A recent study has shown that Crohn's disease could due to ineffective functioning of a weak immune system. It was previously thought that an overactive immune system could be responsible for this chronic inflammatory disorder characterized by ulcers in the small and large intestines. The following finding has been revealed by research conducted by researchers from University College London (UCL).
The researchers compared the immune response of Crohn's sufferers and controls (healthy individuals) to minor injuries (skin abrasions). The experimental group members were found to produce low levels of neutrophils (white blood cells that fight infection) and other chemicals involved in combating inflammation.
In order to confirm the findings, the researchers further determined their ability to fight against a harmless form of bacteria, taken from under the skin. The control group members were found to have an enhanced blood flow to the inflamed area while those with Crohn's disease had an insignificant increase in blood flow.

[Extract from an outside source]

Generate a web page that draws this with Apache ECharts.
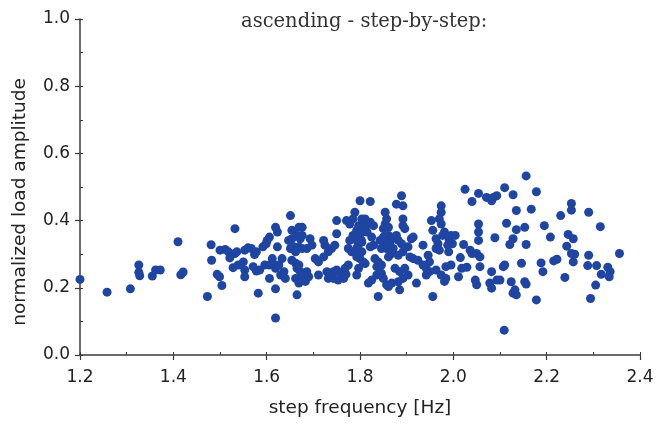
<!DOCTYPE html>
<html>
<head>
<meta charset="utf-8">
<script src="https://cdn.jsdelivr.net/npm/echarts@6/dist/echarts.min.js"></script>
<style>html,body{margin:0;padding:0;background:#fff}#c{width:665px;height:423px}</style>
</head>
<body>
<div id="c"></div>
<script>
const titleText = 'ascending - step-by-step:';
const xName = 'step frequency [Hz]';
const yName = 'normalized load amplitude';
const xTicks = [1.2, 1.4, 1.6, 1.8, 2.0, 2.2, 2.4];
const yTicks = [0.0, 0.2, 0.4, 0.6, 0.8, 1.0];

const band1 = [[1.200,0.225],[1.258,0.187],[1.308,0.197],[1.326,0.268],[1.326,0.246],[1.328,0.236],[1.355,0.235],[1.362,0.253],[1.372,0.253],[1.410,0.337],[1.416,0.239],[1.421,0.247],[1.473,0.174],[1.481,0.328],[1.482,0.282],[1.494,0.240],[1.499,0.233]];
const band2 = [[1.504,0.207],[1.500,0.312],[1.511,0.314],[1.518,0.307],[1.521,0.289],[1.532,0.302],[1.536,0.307],[1.532,0.376],[1.528,0.260],[1.539,0.268],[1.550,0.277],[1.553,0.312],[1.560,0.319],[1.567,0.317],[1.553,0.253],[1.553,0.233],[1.574,0.299],[1.578,0.307],[1.571,0.263],[1.578,0.250],[1.585,0.253],[1.582,0.184],[1.592,0.322],[1.599,0.331],[1.606,0.351],[1.596,0.268],[1.606,0.268],[1.613,0.273],[1.606,0.228],[1.619,0.110],[1.619,0.380],[1.623,0.366],[1.601,0.341],[1.623,0.322],[1.612,0.287],[1.619,0.258],[1.626,0.268],[1.633,0.287],[1.619,0.197],[1.630,0.238],[1.637,0.248],[1.640,0.228],[1.647,0.341]];
const band3 = [[1.651,0.415],[1.654,0.346],[1.665,0.356],[1.654,0.371],[1.669,0.380],[1.676,0.380],[1.651,0.317],[1.658,0.322],[1.662,0.307],[1.669,0.322],[1.676,0.317],[1.686,0.317],[1.672,0.346],[1.676,0.356],[1.654,0.282],[1.662,0.273],[1.669,0.268],[1.665,0.258],[1.672,0.248],[1.676,0.233],[1.662,0.228],[1.669,0.214],[1.683,0.219],[1.665,0.179],[1.686,0.248],[1.690,0.233],[1.693,0.346],[1.697,0.327],[1.711,0.238],[1.704,0.287],[1.711,0.277],[1.722,0.292],[1.722,0.341],[1.725,0.327],[1.732,0.307],[1.739,0.317],[1.746,0.327],[1.750,0.400],[1.750,0.361],[1.729,0.248],[1.736,0.238],[1.743,0.248],[1.750,0.253],[1.732,0.228],[1.743,0.228],[1.753,0.223],[1.761,0.238],[1.757,0.245],[1.765,0.228],[1.770,0.240],[1.768,0.258],[1.775,0.268],[1.771,0.400],[1.778,0.390],[1.785,0.405],[1.789,0.425],[1.785,0.356],[1.778,0.341],[1.775,0.317],[1.782,0.307],[1.793,0.371],[1.793,0.238],[1.796,0.327],[1.800,0.287],[1.800,0.459]];
const band4 = [[1.803,0.341],[1.807,0.277],[1.822,0.457],[1.804,0.405],[1.811,0.405],[1.797,0.385],[1.808,0.380],[1.818,0.390],[1.801,0.361],[1.815,0.366],[1.793,0.341],[1.804,0.336],[1.793,0.317],[1.804,0.307],[1.793,0.292],[1.811,0.272],[1.797,0.258],[1.822,0.395],[1.829,0.385],[1.825,0.351],[1.829,0.327],[1.822,0.322],[1.818,0.214],[1.825,0.223],[1.836,0.238],[1.846,0.243],[1.850,0.228],[1.857,0.209],[1.839,0.174],[1.832,0.287],[1.839,0.277],[1.836,0.263],[1.846,0.268],[1.843,0.341],[1.850,0.351],[1.854,0.336],[1.846,0.317],[1.857,0.317],[1.854,0.425],[1.857,0.405],[1.854,0.390],[1.861,0.380],[1.850,0.376],[1.861,0.356],[1.868,0.346],[1.864,0.331],[1.871,0.317],[1.868,0.302],[1.861,0.292],[1.878,0.449],[1.889,0.474],[1.892,0.444],[1.878,0.356],[1.882,0.341],[1.889,0.331],[1.892,0.307],[1.882,0.297],[1.892,0.405],[1.892,0.385],[1.896,0.376],[1.875,0.258],[1.885,0.248],[1.896,0.258],[1.882,0.218],[1.868,0.214],[1.861,0.204],[1.885,0.194],[1.892,0.228]];
const band5 = [[1.903,0.238],[1.903,0.322],[1.910,0.346],[1.914,0.351],[1.907,0.292],[1.914,0.287],[1.921,0.214],[1.924,0.282],[1.935,0.268],[1.942,0.258],[1.949,0.248],[1.942,0.238],[1.935,0.327],[1.953,0.400],[1.956,0.371],[1.946,0.297],[1.949,0.277],[1.963,0.346],[1.967,0.331],[1.970,0.312],[1.963,0.317],[1.974,0.444],[1.974,0.425],[1.970,0.405],[1.974,0.390],[1.981,0.366],[1.977,0.356],[1.956,0.174],[1.963,0.253],[1.974,0.238],[1.981,0.219],[1.984,0.228],[1.988,0.327],[1.991,0.341],[1.995,0.356],[1.998,0.331],[1.984,0.263],[1.995,0.268],[1.990,0.307],[2.004,0.356],[2.025,0.493],[2.040,0.457],[2.054,0.481],[2.071,0.469],[2.082,0.459],[2.086,0.469],[2.093,0.474],[2.054,0.390],[2.054,0.366],[2.054,0.341],[2.089,0.349],[2.022,0.329],[2.036,0.312],[2.040,0.302],[2.050,0.302],[2.057,0.292],[2.015,0.290],[2.011,0.233],[2.018,0.258],[2.029,0.261],[2.057,0.263],[2.047,0.223],[2.050,0.209],[2.082,0.248],[2.078,0.214],[2.082,0.199],[2.093,0.223],[2.100,0.223]];
const band6 = [[2.107,0.263],[2.110,0.268],[2.110,0.498],[2.128,0.477],[2.156,0.533],[2.178,0.486],[2.167,0.434],[2.135,0.430],[2.114,0.392],[2.121,0.329],[2.128,0.346],[2.135,0.373],[2.153,0.380],[2.146,0.273],[2.156,0.329],[2.124,0.218],[2.132,0.194],[2.128,0.184],[2.135,0.179],[2.153,0.218],[2.156,0.211],[2.178,0.164],[2.109,0.074],[2.188,0.274],[2.192,0.248],[2.195,0.385],[2.208,0.351],[2.230,0.415],[2.215,0.280],[2.222,0.285],[2.239,0.231],[2.243,0.324],[2.246,0.359],[2.257,0.346],[2.253,0.451],[2.253,0.431],[2.253,0.302],[2.260,0.300],[2.257,0.277],[2.290,0.425],[2.315,0.382],[2.290,0.297],[2.288,0.266],[2.307,0.266],[2.317,0.240],[2.305,0.208],[2.294,0.168],[2.331,0.261],[2.336,0.248],[2.334,0.233],[2.356,0.302]];

const points = [].concat(band1, band2, band3, band4, band5, band6);

const chart = echarts.init(document.getElementById('c'), null, {renderer: 'canvas'});
const axisColor = '#3a3a3a';
const labelFont = {fontFamily: 'DejaVu Sans', fontSize: 17, color: '#222'};
const xMin = xTicks[0], xMax = xTicks[xTicks.length - 1];
const yMin = yTicks[0], yMax = yTicks[yTicks.length - 1];

chart.setOption({
  animation: false,
  backgroundColor: '#fff',
  title: {
    text: titleText,
    left: 236, top: 7,
    textStyle: {fontFamily: 'DejaVu Serif', fontSize: 19.5, fontWeight: 'normal', color: '#333'}
  },
  graphic: [{
    type: 'text',
    x: 20, y: 202,
    rotation: Math.PI / 2,
    style: {
      text: yName,
      fontFamily: 'DejaVu Sans', fontSize: 18.5, fill: '#222',
      align: 'center', verticalAlign: 'middle'
    }
  }],
  grid: {left: 80, right: 25, top: 19, bottom: 66, containLabel: false},
  xAxis: [{
    type: 'value', min: xMin, max: xMax, interval: 0.2,
    name: xName, nameLocation: 'middle', nameGap: 44,
    nameTextStyle: {fontFamily: 'DejaVu Sans', fontSize: 18.5, color: '#222'},
    axisLine: {show: true, lineStyle: {color: axisColor, width: 1.5}},
    axisTick: {show: true, inside: false, length: 5, lineStyle: {color: axisColor, width: 1.2}},
    axisLabel: Object.assign({margin: 14, formatter: v => v.toFixed(1)}, labelFont),
    splitLine: {show: false}
  }, {
    type: 'value', min: xMin, max: xMax, interval: 0.1, position: 'bottom',
    axisLine: {show: false},
    axisTick: {show: true, inside: true, length: 3, lineStyle: {color: axisColor, width: 1}},
    axisLabel: {show: false}, splitLine: {show: false}
  }],
  yAxis: [{
    type: 'value', min: yMin, max: yMax, interval: 0.2,
    axisLine: {show: true, lineStyle: {color: axisColor, width: 1.5}},
    axisTick: {show: true, inside: false, length: 5, lineStyle: {color: axisColor, width: 1.2}},
    axisLabel: Object.assign({margin: 10, formatter: v => v.toFixed(1)}, labelFont),
    splitLine: {show: false}
  }, {
    type: 'value', min: yMin, max: yMax, interval: 0.1, position: 'left',
    axisLine: {show: false},
    axisTick: {show: true, inside: true, length: 3, lineStyle: {color: axisColor, width: 1}},
    axisLabel: {show: false}, splitLine: {show: false}
  }],
  series: [{
    type: 'scatter',
    xAxisIndex: 0, yAxisIndex: 0,
    data: points,
    symbol: 'circle',
    symbolSize: 9,
    itemStyle: {color: '#1f45a3', opacity: 1}
  }]
});
</script>
</body>
</html>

It is hypothesized that Crohn's disease sufferers have weakened immune systems, incapable of destroying bacteria invading the intestinal wall. This allows bacterial growth and colonization, eventually paving way for secretion of inflammatory substances that trigger Crohn's symptoms.
The improvement in symptoms following treatment aimed at stimulation of white blood cells and the gene mutation associated with Crohn's disease further support the fact that the disease is a manifestation of a weak immune system.
With our improved understanding of the disease process, it might be possible to treatment the disease more effectively in the future.